Aside from attacking privilege, Sullivan also wants to talk about war: Huge panels on either side of the set, lit bloodred by David Lander, depict Napoleon on a steed stage left, a 20th-century tank stage right. This is not a two-way conversation, however; the play, at least as cut, won’t go there. In what was once called The Tragedie of Cymbeline, there’s very little tragedy left. (The only characters dead at the end are the ones who were asking for it all along.) But Sullivan’s other overlayments work beautifully. I was especially taken with the songs by Tom Kitt, the composer of Next to Normal and If/Then: a Bobby Darrin Rat Pack finger-snapper (set to words interpolated from Antony and Cleopatra) for Iachimo; a Monkees-like “Hark Hark the Lark” for dimwit Cloten; and a lovely “Fear No More,” that gorgeous lyric, in the style of James Taylor. The pastiches do not trivialize the poetry but rather snap it into focus.

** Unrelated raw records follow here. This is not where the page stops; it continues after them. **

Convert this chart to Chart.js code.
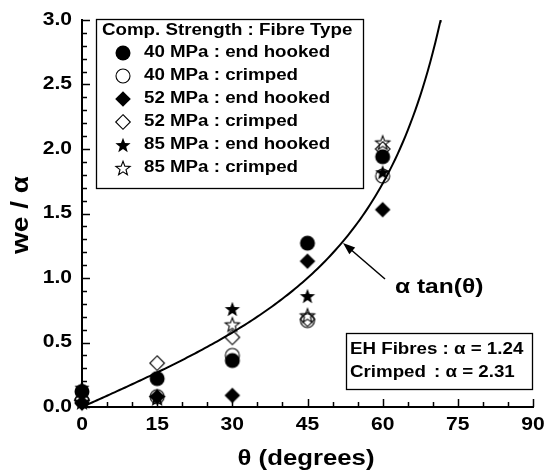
<!DOCTYPE html>
<html>
<head>
<meta charset="utf-8">
<script src="https://cdn.jsdelivr.net/npm/chart.js@4.4.1/dist/chart.umd.min.js"></script>
<style>
  html, body { margin: 0; padding: 0; background: #fff; }
</style>
</head>
<body>
<canvas id="chart" width="545" height="473"></canvas>
<script>
// Data (we/alpha against fibre angle)
const angles = [0, 15, 30, 45, 60];
const mpa40EndHooked = [0.12, 0.22, 0.36, 1.27, 1.94];
const mpa40Crimped   = [0.05, 0.08, 0.40, 0.67, 1.79];
const mpa52EndHooked = [0.03, 0.08, 0.09, 1.13, 1.53];
const mpa52Crimped   = [0.06, 0.34, 0.54, 0.68, 2.00];
const mpa85EndHooked = [0.15, 0.08, 0.76, 0.86, 1.82];
const mpa85Crimped   = [0.04, 0.07, 0.64, 0.71, 2.05];

const seriesLabels = [
  '40 MPa : end hooked', '40 MPa : crimped',
  '52 MPa : end hooked', '52 MPa : crimped',
  '85 MPa : end hooked', '85 MPa : crimped'
];
const xTicks = [0, 15, 30, 45, 60, 75, 90];
const yTicks = [0.0, 0.5, 1.0, 1.5, 2.0, 2.5, 3.0];

// model curve: alpha * tan(theta), normalised by alpha
const fitCoef = 1.0;
const curveStep = 0.5;
const curveEnd = Math.atan(3.0 / fitCoef) * 180 / Math.PI;

const FONT = '"Liberation Sans", Arial, sans-serif';
const SX = 1.17; // the original lettering is a little wider than Arial

function makeMarker(shape, filled) {
  const s = 20, m = s / 2;
  const c = document.createElement('canvas');
  c.width = s; c.height = s;
  const g = c.getContext('2d');
  g.strokeStyle = '#000';
  g.fillStyle = '#000';
  g.lineWidth = 1.1;
  g.beginPath();
  if (shape === 'circle') {
    g.arc(m, m, filled ? 7.5 : 7, 0, Math.PI * 2);
  } else if (shape === 'diamond') {
    const r = filled ? 7.8 : 7.3;
    g.moveTo(m, m - r); g.lineTo(m + r, m); g.lineTo(m, m + r); g.lineTo(m - r, m);
    g.closePath();
  } else {
    const ro = filled ? 8 : 7.5, ri = ro * 0.42;
    for (let i = 0; i < 10; i++) {
      const r = i % 2 ? ri : ro;
      const a = -Math.PI / 2 + i * Math.PI / 5;
      const px = m + r * Math.cos(a), py = m + 0.7 + r * Math.sin(a);
      if (i === 0) g.moveTo(px, py); else g.lineTo(px, py);
    }
    g.closePath();
  }
  if (filled) g.fill(); else g.stroke();
  return c;
}

const markers = [
  makeMarker('circle', true), makeMarker('circle', false),
  makeMarker('diamond', true), makeMarker('diamond', false),
  makeMarker('star', true), makeMarker('star', false)
];
const seriesValues = [mpa40EndHooked, mpa40Crimped, mpa52EndHooked, mpa52Crimped, mpa85EndHooked, mpa85Crimped];

const curvePts = [];
for (let t = 0; t < curveEnd; t += curveStep) {
  curvePts.push({ x: t, y: fitCoef * Math.tan(t * Math.PI / 180) });
}
curvePts.push({ x: curveEnd, y: 3.0 });

const datasets = seriesValues.map((vals, i) => ({
  label: seriesLabels[i],
  data: angles.map((a, j) => ({ x: a, y: vals[j] })),
  pointStyle: markers[i],
  pointRadius: 8,
  clip: false
}));
datasets.push({
  type: 'line',
  label: 'alpha tan(theta)',
  data: curvePts,
  borderColor: '#000',
  borderWidth: 2,
  pointRadius: 0,
  fill: false,
  tension: 0,
  clip: false
});

// draw text widened horizontally by SX
function wideText(ctx, text, x, y, align) {
  const w = ctx.measureText(text).width * SX;
  const left = align === 'center' ? x - w / 2 : align === 'right' ? x - w : x;
  ctx.save();
  ctx.translate(left, y);
  ctx.scale(SX, 1);
  ctx.textAlign = 'left';
  ctx.fillText(text, 0, 0);
  ctx.restore();
  return w;
}

const decorations = {
  id: 'decorations',
  afterDraw(chart) {
    const ctx = chart.ctx;
    const xs = chart.scales.x, ys = chart.scales.y;
    const area = chart.chartArea;
    ctx.save();
    ctx.strokeStyle = '#000';
    ctx.fillStyle = '#000';

    // inward ticks
    ctx.lineWidth = 1.5;
    for (let i = 0; i <= 30; i++) {
      const py = Math.round(ys.getPixelForValue(i / 10)) + 0.5;
      const len = i % 5 === 0 ? 8 : 5;
      ctx.beginPath();
      ctx.moveTo(area.left, py);
      ctx.lineTo(area.left + len, py);
      ctx.stroke();
    }
    for (let d = 0; d <= 90; d += 5) {
      const px = Math.round(xs.getPixelForValue(d)) + 0.5;
      const len = d % 15 === 0 ? 8 : 5;
      ctx.beginPath();
      ctx.moveTo(px, area.bottom);
      ctx.lineTo(px, area.bottom - len);
      ctx.stroke();
    }

    // tick labels
    ctx.textBaseline = 'middle';
    ctx.font = 'bold 18px ' + FONT;
    xs.ticks.forEach(t => wideText(ctx, String(t.value), xs.getPixelForValue(t.value), 425, 'center'));
    ys.ticks.forEach(t => wideText(ctx, t.value.toFixed(1), 72, ys.getPixelForValue(t.value), 'right'));

    // legend box
    ctx.lineWidth = 1.3;
    ctx.strokeRect(96.5, 19.5, 267, 169);
    ctx.font = 'bold 16px ' + FONT;
    wideText(ctx, 'Comp. Strength : Fibre Type', 102, 31, 'left');
    for (let i = 0; i < seriesLabels.length; i++) {
      const cy = 53 + i * 23;
      ctx.drawImage(markers[i], 123 - 10, cy - 10);
      wideText(ctx, seriesLabels[i], 144, cy, 'left');
    }

    // coefficient box
    ctx.strokeRect(346.5, 333.5, 186, 56);
    wideText(ctx, 'EH Fibres : \u03b1 = 1.24', 350, 350, 'left');
    wideText(ctx, 'Crimped', 350, 373, 'left');
    wideText(ctx, ': \u03b1 = 2.31', 434, 373, 'left');

    // arrow to curve
    const ax0 = 385, ay0 = 279, ax1 = 343, ay1 = 243;
    ctx.lineWidth = 1.5;
    ctx.beginPath();
    ctx.moveTo(ax0, ay0);
    ctx.lineTo(ax1 + 6, ay1 + 5);
    ctx.stroke();
    const ang = Math.atan2(ay1 - ay0, ax1 - ax0);
    ctx.beginPath();
    ctx.moveTo(ax1, ay1);
    ctx.lineTo(ax1 - 13 * Math.cos(ang - 0.35), ay1 - 13 * Math.sin(ang - 0.35));
    ctx.lineTo(ax1 - 13 * Math.cos(ang + 0.35), ay1 - 13 * Math.sin(ang + 0.35));
    ctx.closePath();
    ctx.fill();
    ctx.textBaseline = 'alphabetic';
    ctx.font = 'bold 21px ' + FONT;
    wideText(ctx, '\u03b1 tan(\u03b8)', 395, 293, 'left');

    // x title
    ctx.font = 'bold 22px ' + FONT;
    wideText(ctx, '\u03b8 (degrees)', 306, 465, 'center');

    // y title
    ctx.save();
    ctx.translate(28, 215);
    ctx.rotate(-Math.PI / 2);
    ctx.font = 'bold 24px ' + FONT;
    wideText(ctx, 'we / \u03b1', 0, 0, 'center');
    ctx.restore();

    ctx.restore();
  }
};

new Chart(document.getElementById('chart'), {
  type: 'scatter',
  data: { datasets: datasets },
  options: {
    responsive: false,
    animation: false,
    events: [],
    layout: { padding: { top: 20, right: 12, left: 0, bottom: 0 } },
    plugins: { legend: { display: false }, tooltip: { enabled: false } },
    scales: {
      x: {
        type: 'linear',
        min: 0, max: 90,
        afterBuildTicks: s => { s.ticks = xTicks.map(v => ({ value: v })); },
        afterFit: s => { s.height = 66; s.paddingLeft = 0; s.paddingRight = 0; },
        grid: { display: false },
        border: { display: true, color: '#000', width: 2 },
        ticks: { display: false }
      },
      y: {
        type: 'linear',
        min: 0, max: 3,
        afterBuildTicks: s => { s.ticks = yTicks.map(v => ({ value: v })); },
        afterFit: s => { s.width = 82; s.paddingTop = 0; s.paddingBottom = 0; },
        grid: { display: false },
        border: { display: true, color: '#000', width: 2 },
        ticks: { display: false }
      }
    }
  },
  plugins: [decorations]
});
</script>
</body>
</html>
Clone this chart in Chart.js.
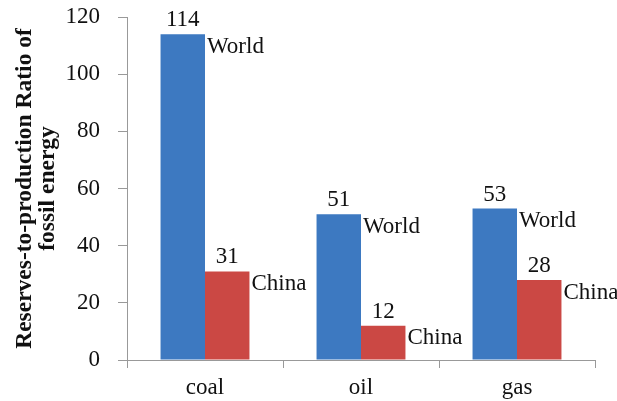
<!DOCTYPE html>
<html>
<head>
<meta charset="utf-8">
<script src="https://cdn.jsdelivr.net/npm/chart.js@4/dist/chart.umd.min.js"></script>
<style>
  html, body { margin: 0; padding: 0; background: #fff; }
  #wrap { width: 617px; height: 401px; }
</style>
</head>
<body>
<div id="wrap"><canvas id="rpChart"></canvas></div>
<script>
const fuels = ["coal", "oil", "gas"];
const worldRatio = [114, 51, 53];
const chinaRatio = [31, 12, 28];
const seriesNames = ["World", "China"];
const yTicks = [0, 20, 40, 60, 80, 100, 120];

const serif = "'Liberation Serif', 'Times New Roman', serif";

// value above each bar, series name to the right of its top
const barLabels = {
	id: "barLabels",
	afterDatasetsDraw(chart) {
		let ctx = chart.ctx;
		ctx.save();
		ctx.fillStyle = "#111";
		ctx.font = "23px " + serif;
		chart.data.datasets.forEach(function(ds, d) {
			let meta = chart.getDatasetMeta(d);
			meta.data.forEach(function(bar, i) {
				ctx.textAlign = "center";
				ctx.textBaseline = "alphabetic";
				ctx.fillText(String(ds.data[i]), bar.x, bar.y - 8);
				ctx.textAlign = "left";
				ctx.textBaseline = "top";
				ctx.fillText(seriesNames[d], bar.x + bar.width / 2 + 2, bar.y + 1);
			});
		});
		ctx.restore();
	}
};

new Chart(document.getElementById("rpChart"), {
	type: "bar",
	data: {
		labels: fuels,
		datasets: [
			{ label: "World", data: worldRatio, backgroundColor: "#3d79c1" },
			{ label: "China", data: chinaRatio, backgroundColor: "#cb4844" }
		]
	},
	options: {
		responsive: true,
		maintainAspectRatio: false,
		animation: false,
		categoryPercentage: 0.57,
		barPercentage: 1.0,
		layout: { padding: { top: 17, right: 22, left: 14, bottom: 0 } },
		plugins: {
			legend: { display: false },
			tooltip: { enabled: false }
		},
		scales: {
			x: {
				grid: { drawOnChartArea: false, color: "#999", tickLength: 8, offset: true },
				border: { color: "#999" },
				ticks: { color: "#111", font: { family: serif, size: 23 }, padding: 6 },
				afterFit: function(scale) { scale.height = 41; }
			},
			y: {
				min: 0,
				max: 120,
				afterBuildTicks: function(scale) { scale.ticks = yTicks.map(v => ({ value: v })); },
				grid: { drawOnChartArea: false, color: "#999", tickLength: 9 },
				border: { color: "#999" },
				ticks: { color: "#111", font: { family: serif, size: 23, lineHeight: 0.5 }, padding: 18 },
				title: {
					display: true,
					text: ["Reserves-to-production Ratio of", "fossil energy"],
					color: "#111",
					font: { family: serif, size: 23.5, weight: "bold", lineHeight: 0.95 },
					padding: 0
				},
				afterFit: function(scale) {
					scale.width = 113;
					scale.paddingTop = 0;
				}
			}
		}
	},
	plugins: [barLabels]
});
</script>
</body>
</html>
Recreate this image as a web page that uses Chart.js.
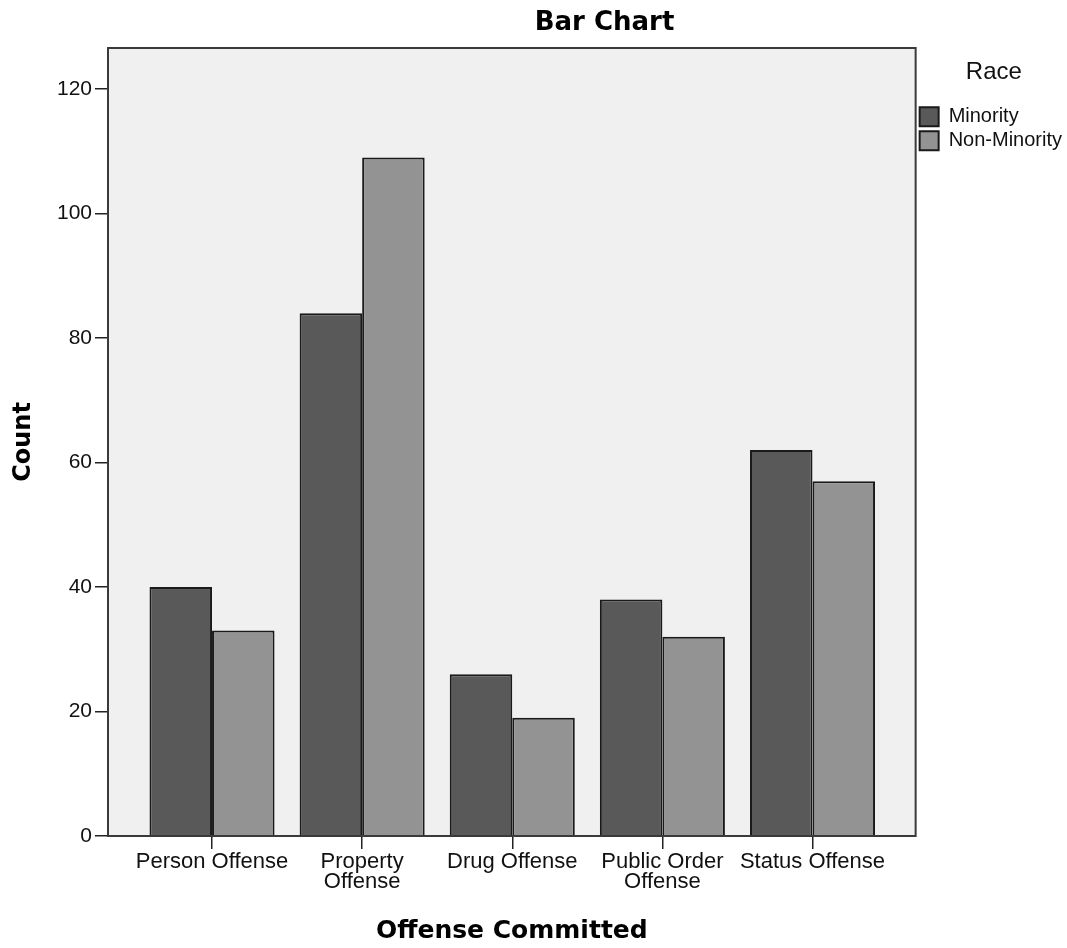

I suppose you could argue that a lovely and sensible production of Cymbeline is not in fact Cymbeline, and it’s true that Sullivan has to play the final scene, with its hailstorm of absurd revelations, entirely for laughs in order to make sense of it here. In the process, it loses some of its potential emotional power. But everywhere else, that power is only heightened by an immediately identifiable genre frame. The long scene of Iachimo’s attempted courtship of Imogen achieves some of the delicious layered-ness of Much Ado About Nothing; Posthumus’s jealousy begins to smell of Othello. Even that weird final scene, in which justice is dealt as if from a dipper, echoes the greatness of The Merchant of Venice (which Sullivan directed here five years ago, and in which Rabe was a luminous Portia). Perhaps this approach wouldn’t suffice indoors during the regular season, but the park on an August evening begs and rewards a lighter meal.
Cymbeline is at the Delacorte through August 23.